▸ Required task
Only the lines from the top of the records below through the line containing "import plotly.graph_objects as go" should be printed, exactly and without pictures.

-- start of Input rows --

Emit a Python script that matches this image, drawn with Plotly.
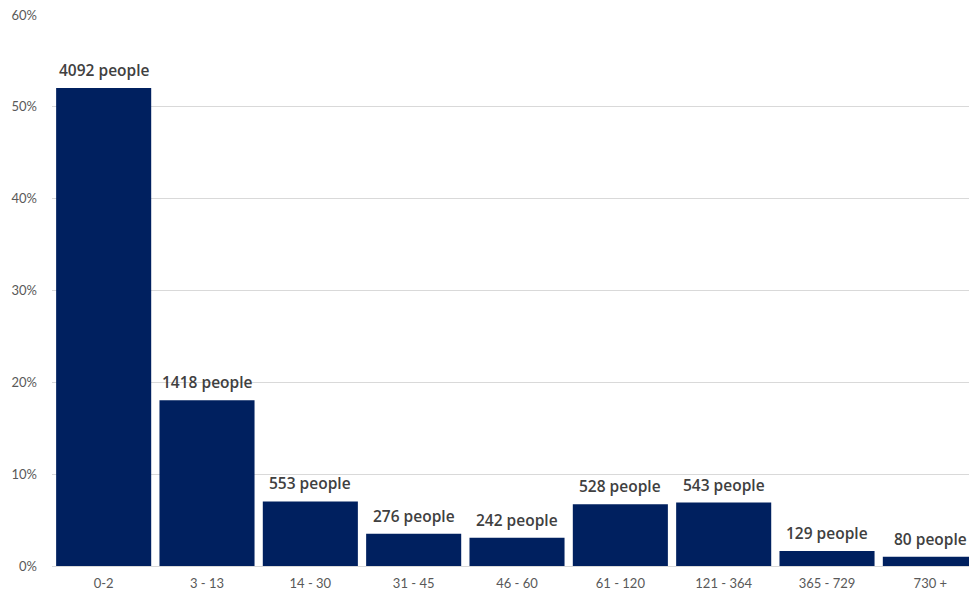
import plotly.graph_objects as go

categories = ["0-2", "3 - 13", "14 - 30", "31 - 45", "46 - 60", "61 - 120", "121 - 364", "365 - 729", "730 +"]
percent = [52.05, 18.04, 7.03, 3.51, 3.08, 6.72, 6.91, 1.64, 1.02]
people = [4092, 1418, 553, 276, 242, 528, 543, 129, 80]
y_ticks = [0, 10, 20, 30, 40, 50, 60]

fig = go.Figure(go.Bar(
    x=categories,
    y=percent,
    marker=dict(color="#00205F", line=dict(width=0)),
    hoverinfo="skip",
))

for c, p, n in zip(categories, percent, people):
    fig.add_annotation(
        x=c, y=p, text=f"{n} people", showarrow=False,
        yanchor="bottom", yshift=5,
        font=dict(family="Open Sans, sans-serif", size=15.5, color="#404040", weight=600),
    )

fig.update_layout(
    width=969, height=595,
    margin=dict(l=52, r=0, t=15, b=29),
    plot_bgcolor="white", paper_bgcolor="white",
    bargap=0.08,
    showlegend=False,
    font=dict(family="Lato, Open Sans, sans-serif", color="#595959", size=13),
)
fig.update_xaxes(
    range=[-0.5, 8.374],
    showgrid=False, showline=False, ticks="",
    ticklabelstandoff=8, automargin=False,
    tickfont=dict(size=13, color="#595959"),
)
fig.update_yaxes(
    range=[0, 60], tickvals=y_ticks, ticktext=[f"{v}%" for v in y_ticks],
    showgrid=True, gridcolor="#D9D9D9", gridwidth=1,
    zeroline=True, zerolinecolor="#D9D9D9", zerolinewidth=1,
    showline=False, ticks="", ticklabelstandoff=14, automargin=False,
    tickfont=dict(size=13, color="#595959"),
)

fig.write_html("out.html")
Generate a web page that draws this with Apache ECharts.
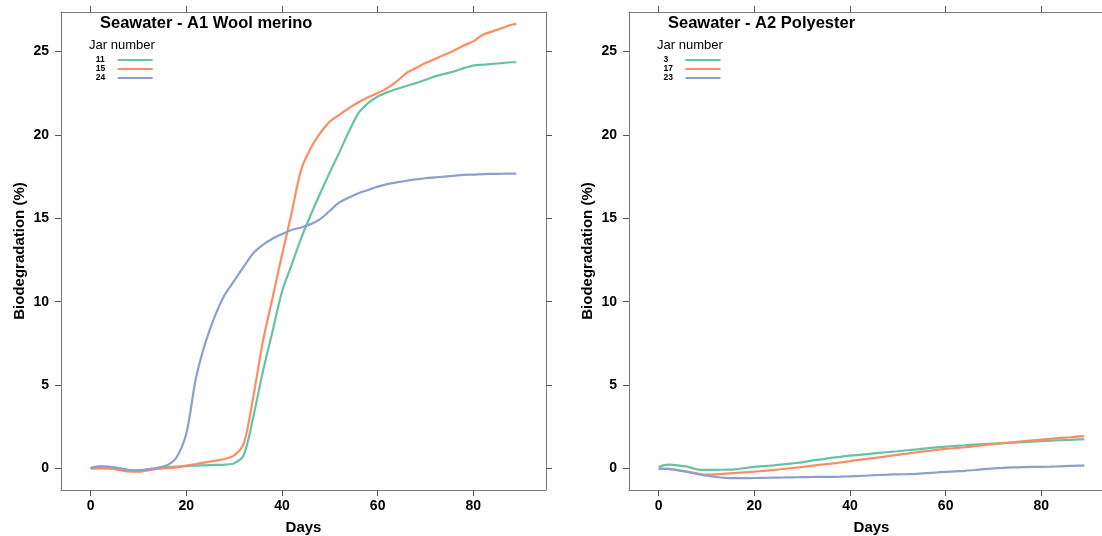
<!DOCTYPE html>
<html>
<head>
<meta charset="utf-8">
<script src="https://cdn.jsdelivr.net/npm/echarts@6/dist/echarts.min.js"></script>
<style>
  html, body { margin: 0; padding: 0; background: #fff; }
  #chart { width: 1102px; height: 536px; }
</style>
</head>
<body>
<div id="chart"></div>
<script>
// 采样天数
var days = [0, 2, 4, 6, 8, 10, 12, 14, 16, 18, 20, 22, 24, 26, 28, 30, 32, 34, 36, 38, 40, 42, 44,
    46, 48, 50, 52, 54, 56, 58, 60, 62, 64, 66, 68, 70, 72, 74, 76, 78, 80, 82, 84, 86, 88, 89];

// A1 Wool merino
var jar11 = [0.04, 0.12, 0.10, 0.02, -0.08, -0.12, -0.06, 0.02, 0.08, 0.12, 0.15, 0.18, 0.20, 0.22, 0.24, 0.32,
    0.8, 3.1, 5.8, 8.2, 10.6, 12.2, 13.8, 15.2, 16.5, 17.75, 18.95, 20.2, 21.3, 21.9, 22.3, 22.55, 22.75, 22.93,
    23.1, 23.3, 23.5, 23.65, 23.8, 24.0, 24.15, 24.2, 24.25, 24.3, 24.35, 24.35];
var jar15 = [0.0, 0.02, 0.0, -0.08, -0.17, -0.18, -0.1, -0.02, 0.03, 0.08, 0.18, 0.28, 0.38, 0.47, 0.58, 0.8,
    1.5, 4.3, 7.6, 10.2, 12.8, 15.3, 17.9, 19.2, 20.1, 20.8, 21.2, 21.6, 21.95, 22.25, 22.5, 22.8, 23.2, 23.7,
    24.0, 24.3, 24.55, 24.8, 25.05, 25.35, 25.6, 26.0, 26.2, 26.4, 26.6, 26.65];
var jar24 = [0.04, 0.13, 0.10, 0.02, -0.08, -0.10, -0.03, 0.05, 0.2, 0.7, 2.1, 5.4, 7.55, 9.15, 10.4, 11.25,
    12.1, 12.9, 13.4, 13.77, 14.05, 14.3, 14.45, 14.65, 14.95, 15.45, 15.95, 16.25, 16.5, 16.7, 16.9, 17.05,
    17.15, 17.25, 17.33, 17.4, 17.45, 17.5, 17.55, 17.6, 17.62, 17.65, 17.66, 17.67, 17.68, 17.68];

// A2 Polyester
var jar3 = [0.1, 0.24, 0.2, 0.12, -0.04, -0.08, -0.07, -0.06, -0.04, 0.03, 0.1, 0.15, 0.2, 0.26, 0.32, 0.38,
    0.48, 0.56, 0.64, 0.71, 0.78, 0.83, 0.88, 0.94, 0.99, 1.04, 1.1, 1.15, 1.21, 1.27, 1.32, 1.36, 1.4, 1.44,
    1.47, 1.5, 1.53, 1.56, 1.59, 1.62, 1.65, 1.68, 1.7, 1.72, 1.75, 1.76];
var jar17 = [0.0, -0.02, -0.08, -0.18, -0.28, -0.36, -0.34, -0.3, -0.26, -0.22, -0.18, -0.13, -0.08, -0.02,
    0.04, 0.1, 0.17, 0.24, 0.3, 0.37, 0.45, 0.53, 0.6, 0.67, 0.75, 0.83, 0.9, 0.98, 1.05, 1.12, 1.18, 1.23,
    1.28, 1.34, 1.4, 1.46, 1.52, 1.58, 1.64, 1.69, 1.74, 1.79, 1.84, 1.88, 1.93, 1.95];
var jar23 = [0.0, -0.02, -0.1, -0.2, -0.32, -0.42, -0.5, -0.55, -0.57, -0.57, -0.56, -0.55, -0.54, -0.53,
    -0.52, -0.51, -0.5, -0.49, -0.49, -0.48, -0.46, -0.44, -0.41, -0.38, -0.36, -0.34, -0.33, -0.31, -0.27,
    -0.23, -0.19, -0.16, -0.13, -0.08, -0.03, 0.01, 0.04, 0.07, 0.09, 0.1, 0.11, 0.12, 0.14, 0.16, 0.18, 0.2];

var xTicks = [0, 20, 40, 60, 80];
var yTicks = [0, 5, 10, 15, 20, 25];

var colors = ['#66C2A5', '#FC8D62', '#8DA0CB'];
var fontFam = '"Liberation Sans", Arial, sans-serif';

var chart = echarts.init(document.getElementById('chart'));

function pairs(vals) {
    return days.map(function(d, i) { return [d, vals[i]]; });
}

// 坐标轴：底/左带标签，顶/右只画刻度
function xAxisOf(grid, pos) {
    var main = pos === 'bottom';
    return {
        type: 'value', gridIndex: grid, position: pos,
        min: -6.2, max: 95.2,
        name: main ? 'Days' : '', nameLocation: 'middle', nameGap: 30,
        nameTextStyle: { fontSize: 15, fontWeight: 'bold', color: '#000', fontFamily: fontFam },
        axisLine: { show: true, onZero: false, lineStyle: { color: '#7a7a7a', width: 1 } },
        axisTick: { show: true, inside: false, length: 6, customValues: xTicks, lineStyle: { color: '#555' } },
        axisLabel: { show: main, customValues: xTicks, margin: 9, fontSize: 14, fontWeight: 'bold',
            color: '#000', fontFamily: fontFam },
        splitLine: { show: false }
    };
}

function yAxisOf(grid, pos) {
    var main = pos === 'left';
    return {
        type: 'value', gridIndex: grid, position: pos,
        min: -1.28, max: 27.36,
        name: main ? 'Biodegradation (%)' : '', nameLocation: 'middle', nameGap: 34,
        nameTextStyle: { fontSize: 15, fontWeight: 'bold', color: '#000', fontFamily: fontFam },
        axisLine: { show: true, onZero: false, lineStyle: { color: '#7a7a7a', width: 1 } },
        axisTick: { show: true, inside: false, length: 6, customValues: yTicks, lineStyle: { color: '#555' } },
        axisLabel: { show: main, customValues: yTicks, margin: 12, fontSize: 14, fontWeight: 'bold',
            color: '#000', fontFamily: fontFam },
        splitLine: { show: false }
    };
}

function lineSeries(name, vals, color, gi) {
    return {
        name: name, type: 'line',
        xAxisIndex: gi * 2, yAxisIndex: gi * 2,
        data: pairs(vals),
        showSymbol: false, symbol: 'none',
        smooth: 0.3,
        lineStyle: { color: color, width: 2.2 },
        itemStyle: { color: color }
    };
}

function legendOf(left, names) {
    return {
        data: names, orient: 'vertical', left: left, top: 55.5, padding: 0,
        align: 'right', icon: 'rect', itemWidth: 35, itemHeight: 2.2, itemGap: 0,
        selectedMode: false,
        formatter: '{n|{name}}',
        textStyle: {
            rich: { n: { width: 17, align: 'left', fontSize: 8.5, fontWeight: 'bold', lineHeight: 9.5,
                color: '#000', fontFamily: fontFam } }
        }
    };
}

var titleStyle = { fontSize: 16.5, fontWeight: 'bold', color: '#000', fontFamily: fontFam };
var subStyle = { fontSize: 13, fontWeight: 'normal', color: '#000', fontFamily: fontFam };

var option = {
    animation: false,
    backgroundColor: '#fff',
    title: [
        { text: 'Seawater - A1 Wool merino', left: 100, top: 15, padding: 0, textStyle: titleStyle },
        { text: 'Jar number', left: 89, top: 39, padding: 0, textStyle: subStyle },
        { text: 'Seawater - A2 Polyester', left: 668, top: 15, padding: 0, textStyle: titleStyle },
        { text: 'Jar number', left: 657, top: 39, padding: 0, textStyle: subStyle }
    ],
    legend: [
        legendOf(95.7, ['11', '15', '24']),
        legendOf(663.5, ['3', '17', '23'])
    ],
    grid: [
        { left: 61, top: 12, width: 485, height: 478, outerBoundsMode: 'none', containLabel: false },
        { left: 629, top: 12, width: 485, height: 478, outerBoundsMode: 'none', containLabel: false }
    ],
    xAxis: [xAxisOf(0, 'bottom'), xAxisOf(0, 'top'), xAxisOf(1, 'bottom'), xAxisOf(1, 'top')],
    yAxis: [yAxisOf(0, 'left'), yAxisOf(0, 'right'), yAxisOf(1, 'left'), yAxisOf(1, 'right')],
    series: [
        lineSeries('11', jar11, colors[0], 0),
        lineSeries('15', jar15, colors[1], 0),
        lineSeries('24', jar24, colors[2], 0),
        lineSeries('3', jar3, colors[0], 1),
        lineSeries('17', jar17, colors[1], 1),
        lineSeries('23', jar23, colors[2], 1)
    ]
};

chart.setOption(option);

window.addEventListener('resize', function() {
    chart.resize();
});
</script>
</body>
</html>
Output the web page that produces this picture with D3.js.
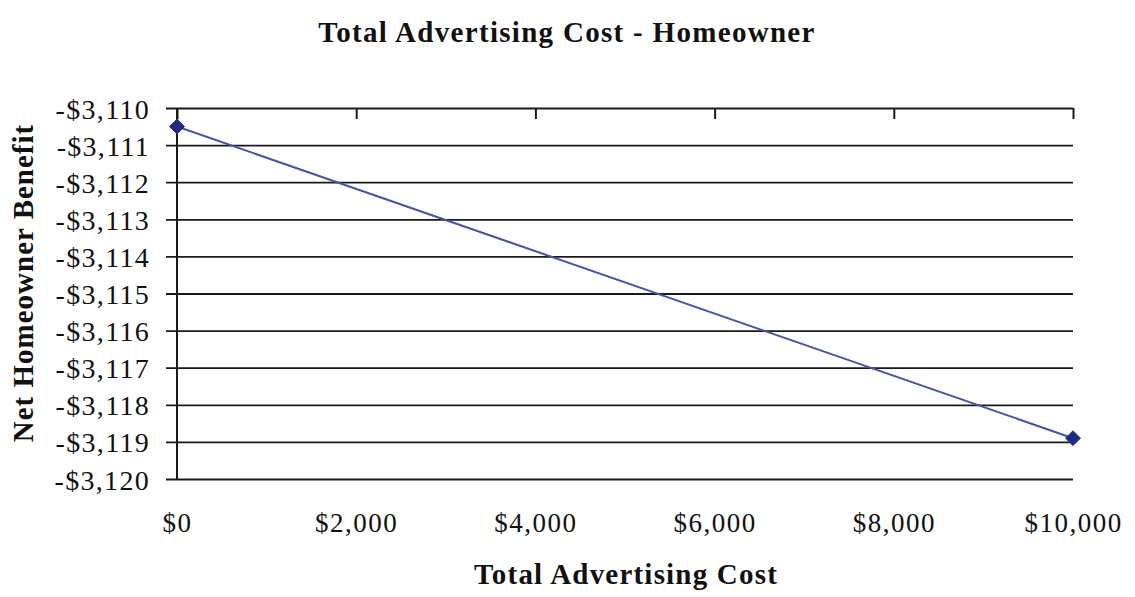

-- end of Input rows --

▸ Full output
Emit a Python script that matches this image, drawn with Plotly.
import plotly.graph_objects as go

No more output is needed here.